Judith Myers is presented to us first as a sexual being and is shown half naked in a way to incite arousal in the viewers. Only once the arousal is introduced does Myers kill his mark. Even in the killing is sexualized. While being stabbed, Judith Myers is moaning and clutching at herself in a way that is more like porn that like someone being stabbed in real life. Ten minutes into the movie and the audience is set up to blend arousal (sexuality) and fear (murder) into one. The deaths that follow are in the same pattern.

Myer's second on-screen death.  Annie in the middle of being choked, making an O shape with her mouth

The second death in the movie comes after Annie (Kyes) ditches her babysitting job to meet up with her boyfriend. Dressed in a large button down that creates the image of a girl wearing a man’s shirt after having sex, Myers attacks her from behind in the car. While being choked, Annie’s screams are less pornographic than that of Judith Myers’, but many of the faces she makes mirror ecstasy-like faces.

The third and fourth deaths, again, come after sex and the audience arousal has been in play. Lynda’s boyfriend is killed first, stuck through the chest while nearly fully dressed. Lynda, however, faces a different, more erotic, death.

Lynda being choked by Myers with a phone cord, making an O shape with her mouth while wearing an open button down shirt

As seen in the image, Lynda once again makes wide, mouth expressions like Annie and she’s also seen shirtless and nearly shirtless much like Judith Myers was.

In all three of the female deaths in the movie, the audience is exposed to arousal and then death. This puts stress on Hole and Jelača’s argument in separating the emotions of sorrow, fear, and arousal. While in examination and analysis it’s often natural to make distinctions between the films based on the emotions they’re supposed to engage, Carpenter makes a clear attempt in combining arousal and fear. By separating these emotions, it erases a deeper discussion on the emotions.

Both fear and arousal are seen as “base emotions” or as the more animalistic emotions that humans can feel. Fear works in combination with fight or flight instincts while arousal works with the desire for reproduction. When looking at the arousal factor, the movie characters could be broken down into two categories: those that feed into arousal and those that don’t. The characters that give into their own arousal and who feed the audience’s arousal (Judith, Annie, and Lynda) are paired with fear and flight. None of them actually fight back against Myers and are killed fairly easily. The character who don’t feed into arousal (Laurie and Myers) are the characters who fight, and who survive. It’s almost as though fear and arousal are at war and only one can survive. Either the character has control and power in arousal, and they lose to fear and die, or they have suppressed arousal and then have the capacity to fight fear and survive.

By separating these emotions in Film Feminisms: A Global Introduction, Hole and Jelača reduce the potential for conversation between these emotions. While Halloween doesn’t feed into the audience’s sorrow, Carpenter does work with both arousal and fear which shows that these base emotions have conversations with each other and it is detrimental to separate them and talk about them individually.

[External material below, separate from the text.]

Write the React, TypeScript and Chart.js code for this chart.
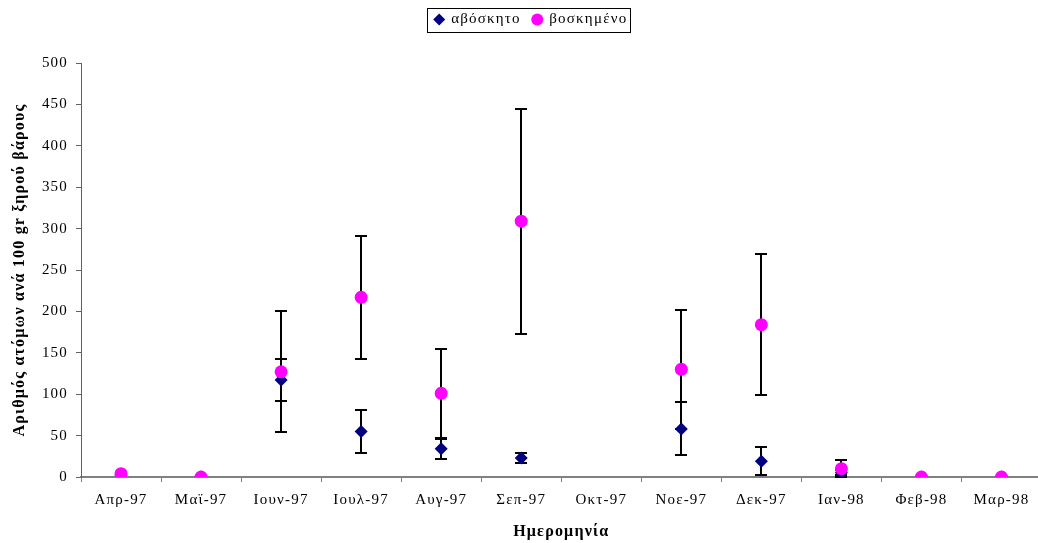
import React, { useEffect, useRef } from "react";
import { Chart, registerables } from "chart.js";

Chart.register(...registerables);

const categories = ["Απρ-97", "Μαϊ-97", "Ιουν-97", "Ιουλ-97", "Αυγ-97", "Σεπ-97", "Οκτ-97", "Νοε-97", "Δεκ-97", "Ιαν-98", "Φεβ-98", "Μαρ-98"];
const ungrazed = [2, 0, 117, 55, 34, 23, null, 58, 19, 5, 0, 0];
const ungrazedErr = [0, 0, 25, 26, 12, 6, null, 32, 17, 3, 0, 0];
const grazed = [4, 0, 127, 217, 101, 309, null, 130, 184, 10, 0, 0];
const grazedErr = [0, 0, 73, 74, 54, 136, null, 72, 85, 10, 0, 0];
const yTicks = [0, 50, 100, 150, 200, 250, 300, 350, 400, 450, 500];

const FONT = '"Liberation Serif", "Times New Roman", serif';
const SPACING = "1.2px";

const spacingPlugin = {
  id: "letterSpacing",
  beforeInit(chart: any) {
    chart.ctx.letterSpacing = SPACING;
  },
  beforeUpdate(chart: any) {
    chart.ctx.letterSpacing = SPACING;
  },
  beforeLayout(chart: any) {
    chart.ctx.letterSpacing = SPACING;
    const lg = chart.legend;
    if (lg && !lg.__patched) {
      const orig = lg.fit;
      lg.fit = function () {
        orig.call(this);
        this.height = 63;
      };
      lg.__patched = true;
    }
  },
  afterLayout(chart: any) {
    const lg = chart.legend;
    if (lg) {
      lg.left += 7;
      lg.right += 7;
    }
  },
  beforeDraw(chart: any) {
    chart.ctx.letterSpacing = SPACING;
  },
};

const errorBarPlugin = {
  id: "errorBars",
  beforeDatasetsDraw(chart: any) {
    const { ctx, scales } = chart;
    const x = scales.x;
    const y = scales.y;
    chart.data.datasets.forEach((ds: any) => {
      const errs: (number | null)[] = ds.errors || [];
      ds.data.forEach((v: number | null, i: number) => {
        const e = errs[i];
        if (v == null || e == null || e <= 0) return;
        const px = Math.round(x.getPixelForValue(i));
        const top = Math.round(y.getPixelForValue(v + e));
        const bot = Math.round(y.getPixelForValue(v - e));
        ctx.save();
        ctx.strokeStyle = "#000000";
        ctx.lineWidth = 2;
        ctx.beginPath();
        ctx.moveTo(px, top);
        ctx.lineTo(px, bot);
        ctx.moveTo(px - 6, top);
        ctx.lineTo(px + 6, top);
        ctx.moveTo(px - 6, bot);
        ctx.lineTo(px + 6, bot);
        ctx.stroke();
        ctx.restore();
      });
    });
  },
  afterDraw(chart: any) {
    const lg = chart.legend;
    if (!lg || !lg.legendHitBoxes || !lg.legendHitBoxes.length) return;
    const boxes = lg.legendHitBoxes;
    const first = boxes[0];
    const last = boxes[boxes.length - 1];
    const ctx = chart.ctx;
    const l = first.left - 8;
    const r = last.left + last.width + 2;
    const cy = first.top + first.height / 2;
    const t = cy - 12;
    const b = cy + 12;
    ctx.save();
    ctx.strokeStyle = "#000000";
    ctx.lineWidth = 1;
    ctx.strokeRect(Math.round(l) + 0.5, Math.round(t) + 0.5, Math.round(r - l), Math.round(b - t));
    ctx.restore();
  },
};

export default function App() {
  const ref = useRef<HTMLCanvasElement | null>(null);
  useEffect(() => {
    document.body.style.margin = "0";
    document.body.style.overflow = "hidden";
    const canvas = ref.current!;
    const chart = new Chart(canvas, {
      type: "line",
      data: {
        labels: categories,
        datasets: [
          {
            label: "αβόσκητο",
            data: ungrazed,
            errors: ungrazedErr,
            showLine: false,
            pointStyle: "rectRot",
            pointRadius: 6.5,
            pointHoverRadius: 6.5,
            backgroundColor: "#000080",
            borderColor: "#000080",
            pointBorderWidth: 0,
            order: 1,
          } as any,
          {
            label: "βοσκημένο",
            data: grazed,
            errors: grazedErr,
            showLine: false,
            pointStyle: "circle",
            pointRadius: 6.5,
            pointHoverRadius: 6.5,
            backgroundColor: "#FF00FF",
            borderColor: "#FF00FF",
            pointBorderWidth: 0,
            order: 0,
          } as any,
        ],
      },
      options: {
        animation: false,
        responsive: false,
        devicePixelRatio: 1,
        layout: { padding: { top: 0, left: 0, right: 0, bottom: 0 } },
        plugins: {
          tooltip: { enabled: false },
          legend: {
            position: "top",
            labels: {
              usePointStyle: true,
              boxWidth: 9,
              boxHeight: 8.5,
              padding: 12,
              color: "#000000",
              font: { family: FONT, size: 15 },
              sort: (a: any, b: any) => a.datasetIndex - b.datasetIndex,
            },
          },
        },
        scales: {
          x: {
            type: "category",
            offset: true,
            afterFit(scale: any) {
              scale.height = 66;
            },
            grid: {
              display: true,
              offset: true,
              drawOnChartArea: false,
              drawTicks: true,
              tickLength: 5,
              color: "#808080",
            },
            border: { display: true, color: "#808080", width: 2 },
            ticks: {
              color: "#000000",
              font: { family: FONT, size: 15 },
              padding: 9,
              maxRotation: 0,
              autoSkip: false,
            },
            title: {
              display: true,
              text: "Ημερομηνία",
              color: "#000000",
              font: { family: FONT, size: 16, weight: "bold" },
              padding: { top: 0, bottom: 2 },
            },
          },
          y: {
            min: 0,
            max: 500,
            afterFit(scale: any) {
              scale.width = 81;
            },
            afterBuildTicks(scale: any) {
              scale.ticks = yTicks.map((v) => ({ value: v }));
            },
            grid: {
              display: true,
              drawOnChartArea: false,
              drawTicks: true,
              tickLength: 5,
              color: "#606060",
            },
            border: { display: true, color: "#606060", width: 1 },
            ticks: {
              color: "#000000",
              font: { family: FONT, size: 15 },
              padding: 8,
            },
            title: {
              display: true,
              text: "Αριθμός ατόμων ανά 100 gr ξηρού βάρους",
              color: "#000000",
              font: { family: FONT, size: 16, weight: "bold" },
              padding: { top: 10, bottom: 0 },
            },
          },
        },
      } as any,
      plugins: [spacingPlugin, errorBarPlugin],
    });
    return () => chart.destroy();
  }, []);
  return (
    <div style={{ position: "fixed", left: 0, top: 0, width: 1048, height: 543 }}>
      <canvas ref={ref} width={1048} height={543} style={{ display: "block" }} />
    </div>
  );
}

Halloween. Directed by John Carpenter, performances by Jamie Lee Curtis, Nancy Kyes, and P.J. Soles, 1978.

Hole, Kristin Lené, and Jelača, Dijana. “Narrative Film: Gender and Genre.” Film Feminisms: A Global Introduction. Routledge, 2019.

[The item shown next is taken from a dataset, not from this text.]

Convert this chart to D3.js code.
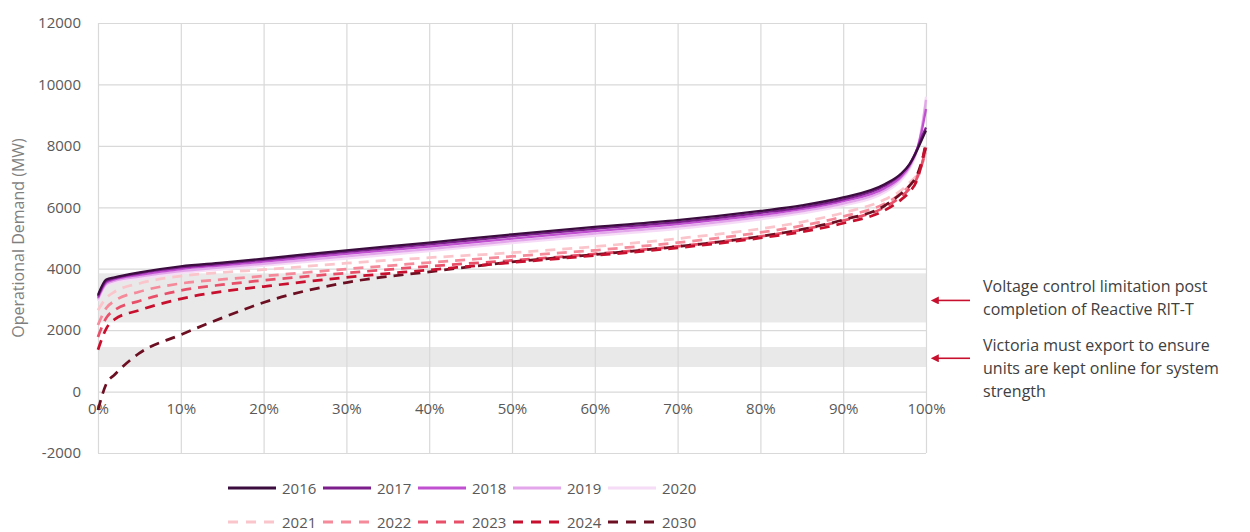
<!DOCTYPE html>
<html><head><meta charset="utf-8">
<script src="https://cdn.jsdelivr.net/npm/d3@7"></script>
<style>
body{margin:0;background:#fff;}
text{font-family:"Open Sans","Noto Sans",sans-serif;}
</style></head>
<body><svg id="c" width="1250" height="532"></svg>
<script>
// ---- data ----
const percentiles = [0, 1, 2, 5, 10, 15, 20, 30, 40, 50, 60, 70, 80, 85, 90, 95, 97, 98, 99, 99.5, 100];
const years = ["2016","2017","2018","2019","2020","2021","2022","2023","2024","2030"];
const d2016 = [3150,3650,3720,3880,4080,4200,4330,4600,4850,5120,5360,5580,5880,6060,6320,6750,7100,7400,7900,8200,8500];
const d2017 = [3100,3600,3690,3850,4040,4160,4290,4550,4790,5060,5300,5520,5820,6000,6260,6700,7080,7400,7950,8300,8600];
const d2018 = [3050,3550,3650,3800,3990,4110,4230,4480,4720,4980,5220,5450,5750,5940,6200,6620,7000,7350,7950,8500,9200];
const d2019 = [3000,3500,3600,3740,3920,4040,4160,4400,4640,4900,5140,5370,5680,5870,6120,6550,6950,7300,7950,8600,9500];
const d2020 = [2950,3450,3550,3680,3860,3980,4100,4330,4570,4830,5070,5300,5610,5800,6050,6480,6880,7250,7900,8600,9600];
const d2021 = [2650,3050,3250,3520,3760,3880,3970,4180,4360,4520,4720,4980,5300,5520,5820,6250,6550,6800,7100,7400,7700];
const d2022 = [2170,2720,2950,3250,3520,3650,3760,3990,4200,4400,4600,4850,5180,5400,5700,6120,6450,6700,7050,7400,7850];
const d2023 = [1780,2400,2650,2950,3290,3480,3620,3860,4080,4270,4480,4730,5050,5270,5570,6000,6350,6600,7000,7400,7950];
const d2024 = [1360,2050,2350,2650,3020,3260,3420,3720,3960,4200,4430,4680,5000,5200,5480,5900,6250,6500,6950,7450,8150];
const d2030 = [-600,250,550,1250,1850,2400,2900,3550,3900,4220,4460,4720,5050,5280,5590,6050,6450,6700,7100,7500,8000];
const seriesValues = [d2016,d2017,d2018,d2019,d2020,d2021,d2022,d2023,d2024,d2030];
const dashedFlags = [false,false,false,false,false,true,true,true,true,true];
const colors = ["#3a0d3e","#7c1f8c","#c150d1","#e3a6ea","#f6dcf6","#fbc5cc","#f48a9a","#e8506a","#c8102e","#6d0f22"];
const yTicks = [-2000,0,2000,4000,6000,8000,10000,12000];
const xTicks = [0,10,20,30,40,50,60,70,80,90,100];
const bands = [[2250,3850],[800,1450]];
const notes = [["Voltage control limitation post","completion of Reactive RIT-T"],
               ["Victoria must export to ensure","units are kept online for system","strength"]];

// ---- chart ----
const svg = d3.select("#c");
const x = d3.scaleLinear().domain([0,100]).range([98,926]);
const y = d3.scaleLinear().domain([-2000,12000]).range([453,23]);
const txt = "#595959", grid = "#d9d9d9";

// bands
svg.selectAll("rect.band").data(bands).join("rect")
  .attr("x", x(0)).attr("width", x(100)-x(0))
  .attr("y", d=>y(d[1])).attr("height", d=>y(d[0])-y(d[1]))
  .attr("fill","#e9e9e9");

// grid
svg.append("g").selectAll("line").data(yTicks).join("line")
  .attr("x1",x(0)).attr("x2",x(100)).attr("y1",d=>y(d)+0.5).attr("y2",d=>y(d)+0.5)
  .attr("stroke",grid).attr("stroke-width",1.2);
svg.append("g").selectAll("line").data(xTicks).join("line")
  .attr("y1",y(12000)).attr("y2",y(-2000)).attr("x1",d=>x(d)+0.5).attr("x2",d=>x(d)+0.5)
  .attr("stroke",grid).attr("stroke-width",1.2);

// axes
const yAxis = svg.append("g").attr("transform",`translate(${x(0)},0)`)
  .call(d3.axisLeft(y).tickValues(yTicks).tickSize(0).tickPadding(17).tickFormat(d=>String(d)));
yAxis.select(".domain").remove();
yAxis.selectAll("text").attr("fill",txt).style("font-size","15px");
const xAxis = svg.append("g").attr("transform",`translate(0,${y(0)})`)
  .call(d3.axisBottom(x).tickValues(xTicks).tickSize(0).tickPadding(12).tickFormat(d=>d+"%"));
xAxis.select(".domain").remove();
xAxis.selectAll("text").attr("fill",txt).style("font-size","15px");

svg.append("text").attr("transform",`translate(24,${(y(12000)+y(-2000))/2}) rotate(-90)`)
  .attr("text-anchor","middle").attr("fill","#7f7f7f").style("font-size","16px")
  .text("Operational Demand (MW)");

// lines
const line = d3.line().x((d,i)=>x(percentiles[i])).y(d=>y(d)).curve(d3.curveMonotoneX);
const order = [4,3,2,1,0,5,6,7,9,8];
order.forEach(i=>{
  svg.append("path").datum(seriesValues[i]).attr("d",line)
    .attr("fill","none").attr("stroke",colors[i])
    .attr("stroke-width", dashedFlags[i]?2.75:2.25)
    .attr("stroke-dasharray", dashedFlags[i]?"10,7":null);
});

// annotations
const arrowY = [y(3000)+1, y(1100)+0.5];
const defs = svg.append("defs");
defs.append("marker").attr("id","ah").attr("viewBox","0 0 10 10").attr("refX",1).attr("refY",5)
  .attr("markerWidth",5.5).attr("markerHeight",5).attr("orient","auto-start-reverse")
  .append("path").attr("d","M0,0 L10,5 L0,10 z").attr("fill","#c8102e");
arrowY.forEach(ay=>{
  svg.append("line").attr("x1",970).attr("x2",938).attr("y1",ay).attr("y2",ay)
    .attr("stroke","#c8102e").attr("stroke-width",1.6).attr("marker-end","url(#ah)");
});
const noteTop = [292, 351];
notes.forEach((lines,k)=>{
  lines.forEach((s,j)=>{
    svg.append("text").attr("x",983).attr("y",noteTop[k]+j*23).attr("fill","#404040")
      .style("font-size","16px").text(s);
  });
});

// legend
years.forEach((yr,i)=>{
  const col = i%5, row = Math.floor(i/5);
  const lx = 228 + col*95, ly = row===0?488:522;
  svg.append("line").attr("x1",lx).attr("x2",lx+48).attr("y1",ly).attr("y2",ly)
    .attr("stroke",colors[i]).attr("stroke-width",3)
    .attr("stroke-dasharray",dashedFlags[i]?"10,8":null);
  svg.append("text").attr("x",lx+54).attr("y",ly+5.5).attr("fill",txt)
    .style("font-size","15px").text(yr);
});
</script></body></html>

Images. “Halloween (1978)” Movie Screencaps. https://movie-screencaps.com/halloween-1978/

One thought on “Halloween: Fear and Arousal in One

  1. Ally,
    I found your overall argument for how Halloween incites fear and arousal within the audience members both compelling and interesting. I really appreciated you adding in images so that I could easily recall what scene you’re talking about. On my initial watch of Halloween I thought the moaning while Judith Myers was being killed to be a little over the top, especially because she was already naked. It just felt extremely sexualized for no apparent reason. But with the connections you’ve made about how this was intended for the audiences, it makes me feel almost disturbed, realizing I was witnessing this blur between arousal and fear and not being able to differentiate. I also never realized, until you pointed it out, how most of the female characters were strangled, which seems to be the more sexualized way to kill someone according to Michael, because it automatically makes the victims wide-mouthed, looking as though they are moaning. Your point about how these two emotions are at war and only one can survive is a perfect way of summarizing it up.